У нас за последние год-полтора побывали под административными делами, под арестами, под штрафами представители абсолютно всех партий. Поэтому сказать, что кого-то власть бережет... Никого она не бережет, никого она особо не ценит, если фальсифицирует, то отбирает голоса у всех. Все запреты на агитацию, которые были, они касались всех: разгоняли пикеты у всех, агитационную продукцию конфисковывали в регионах, если кто-то претендовал на процент выше, чем предполагалось, у всех. Никому власть, кроме самой себя, на этих выборах особо не помогала. Главные проблемы были здесь – это доступ к избирателям, потому что невозможно проводить публичные акции, это невозможность размещения рекламы, потому что ее негде размещать, поскольку СМИ позакрывались оппозиционные, а в официальных ты получишь только бесплатно, будут размещать непонятно где. В этих условиях что оставалось делать партиям и кандидатам? Очень активная агитация продолжила уходить в интернет, в социальные сети, продолжили развиваться телеграм-каналы, которых по регионам сейчас десятки, самодеятельность всевозможная агитационная в виде флешмобов, скандальных инициатив, чтобы все обсуждали, за неимением другого способа достучаться до людей.

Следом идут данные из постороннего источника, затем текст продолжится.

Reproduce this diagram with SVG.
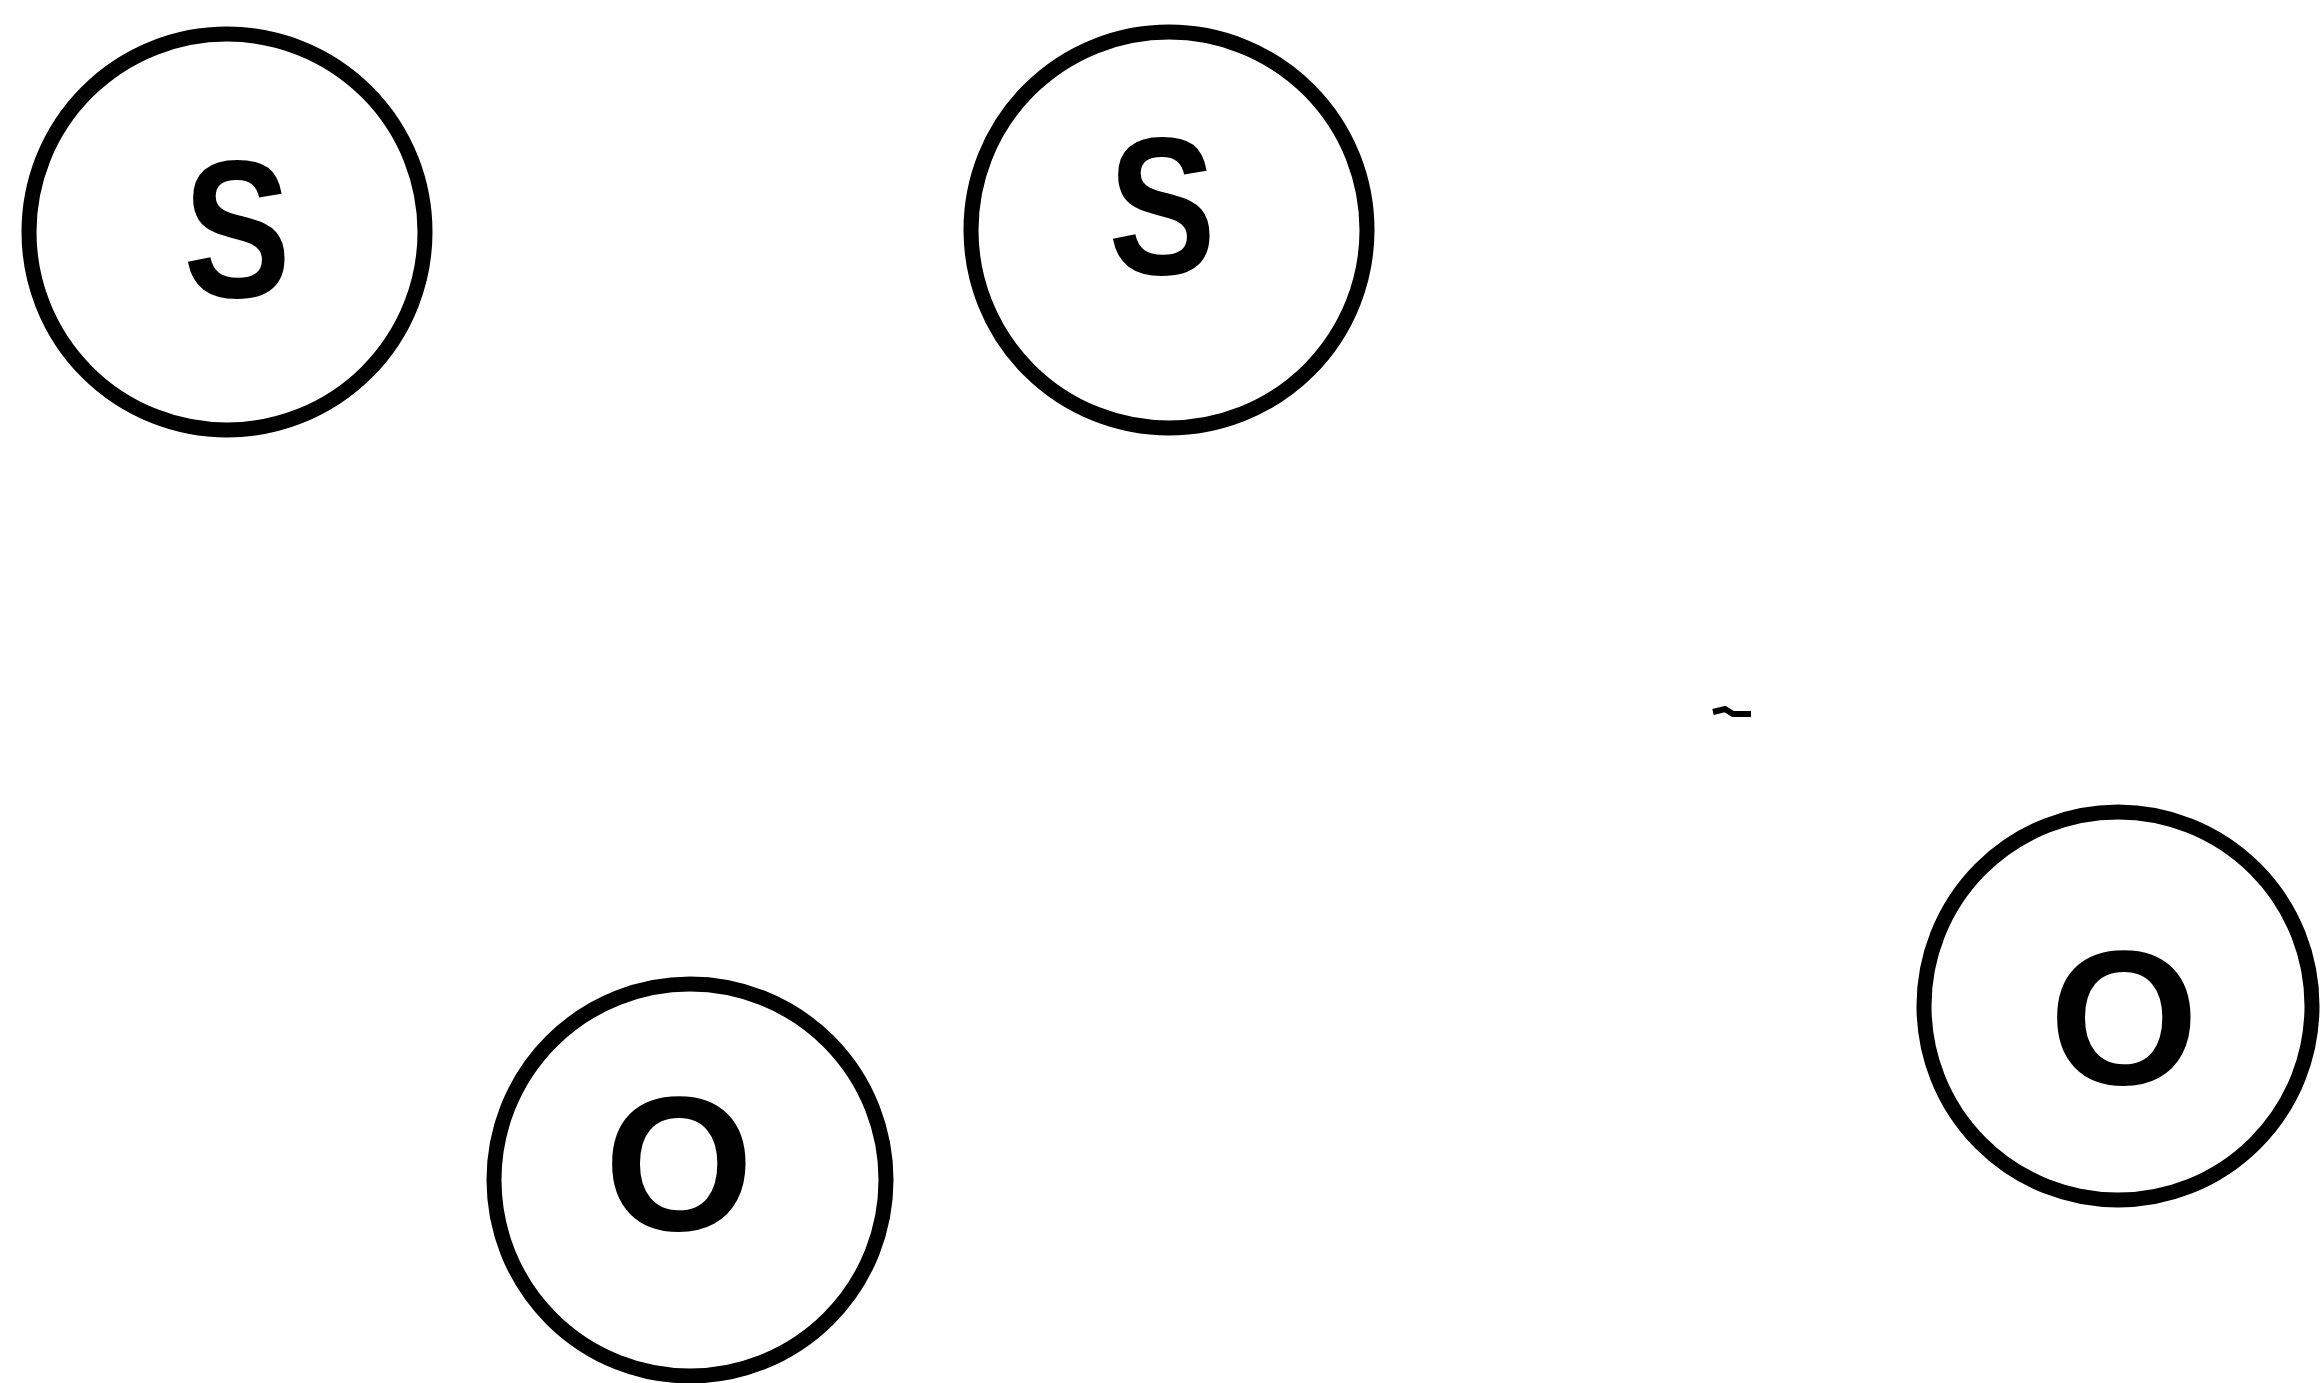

Станислав Андрейчук: Александр, мне кажется, абсолютно прав в том смысле, что сидеть будут все, что называется. В этой кампании действительно под давление силовиков попали представители буквально всех политических партий, с агитацией у всех были проблемы.
Михаил Соколов: О голосовании в Москве что можно сказать, чем оно отличалось от предыдущих вариантов? Насколько я понимаю, 80% прошло через дистанционное голосование, 76% голосов у Собянина и явка 42%. В чем специфика столицы?

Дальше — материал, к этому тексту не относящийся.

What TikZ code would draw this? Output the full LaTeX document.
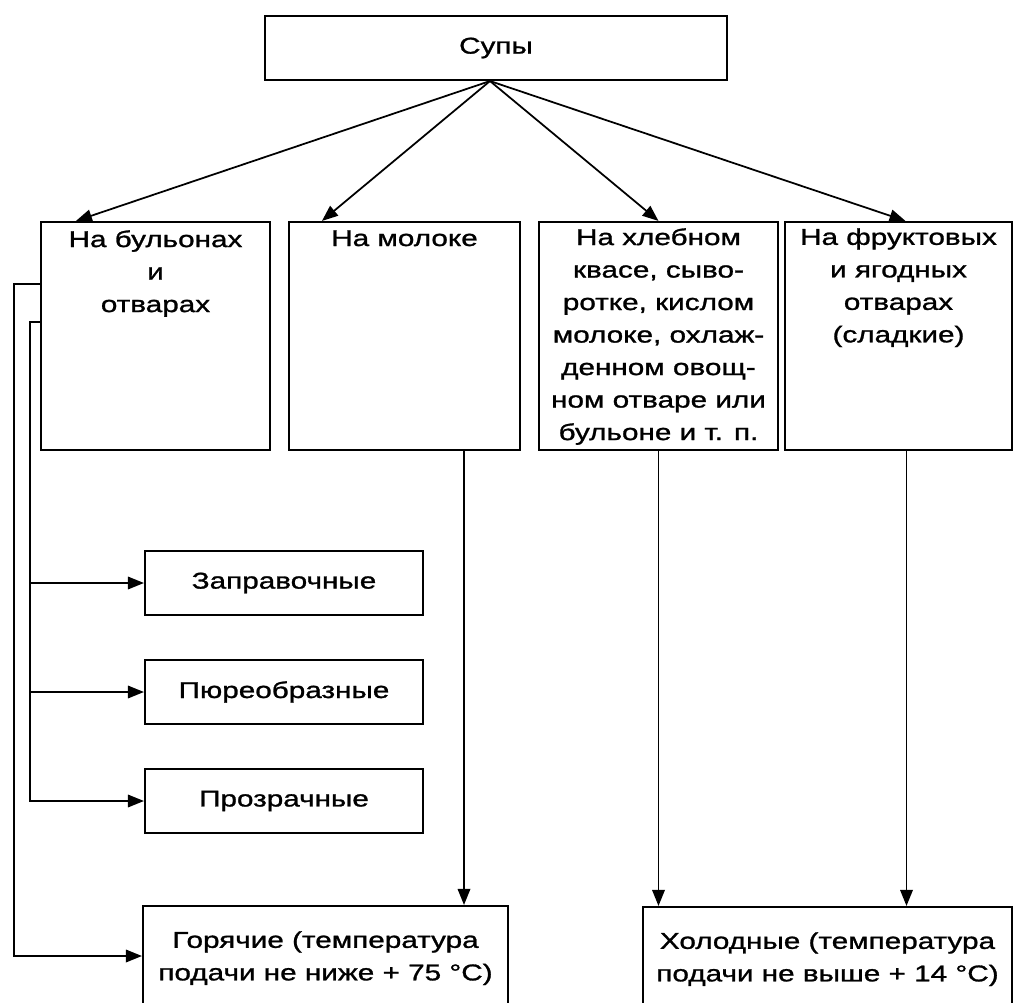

Александр Кынев: Специфика столицы в том, что на этих выборах голосование было практически полностью электронным. Я живу в Москве 31 год, я более отсутствующей избирательной кампании в Москве за всю свою жизнь никогда не видел. Если вдруг вы не смотрите новости и не ездите в центр по каким-то делам, то понять, что проходят выборы, было решительно невозможно никак. То есть никаких больших рекламных конструкций, как мы привыкли, с рекламными щитами, почти ничего. Какие-то были собянинские, но не очень очевидно, что имели отношение к выборам. Какие-то были разноски по почтовым ящикам отдельных кандидатов, но они были какими-то эпизодическими, точно были не общегородскими. Пикеты проходили только в центре города возле станций метро и в зонах, где гуляют люди. Если ты там не бывал, то ты вообще ничего этого не видел, это проходило мимо, и многие даже вообще не знали, что проходят эти выборы. Голосование по ДЭГу организовывалось чисто административно. Понятно, руководители предприятий своих сотрудников организованно отправляли на ДЭГ, люди получали эсэмэски, письма через "Госуслуги", звонили представители участковых комиссий по гражданам с предложением зарегистрироваться. Собственно говоря, это было единственное касание избирателей, которое большинство из них в ходе этой кампании почувствовало. Огромная проблема была не в том, что кого-то сильно гоняли, особых скандалов в Москве не было, чтобы кого-то задерживали, а в том, что у кандидатов просто даже не было денег. Самый эффективный способ сорвать чью-то кампанию – просто прикрутить краник, найти того, от кого поступают деньги, и просто-напросто вам не на что вести. В ходе кампании я общался с разными регионами, в одном из регионов представители одной оппозиционной партии мне прямо сказали: нам за две недели до выборов просто сказали, что все, деньги на вас кончились, вы ничего не получите. Они еще последние две недели на энтузиазме как-то со зла поработали, я думаю, что штаб мог работать, а каждый агитатор вряд ли.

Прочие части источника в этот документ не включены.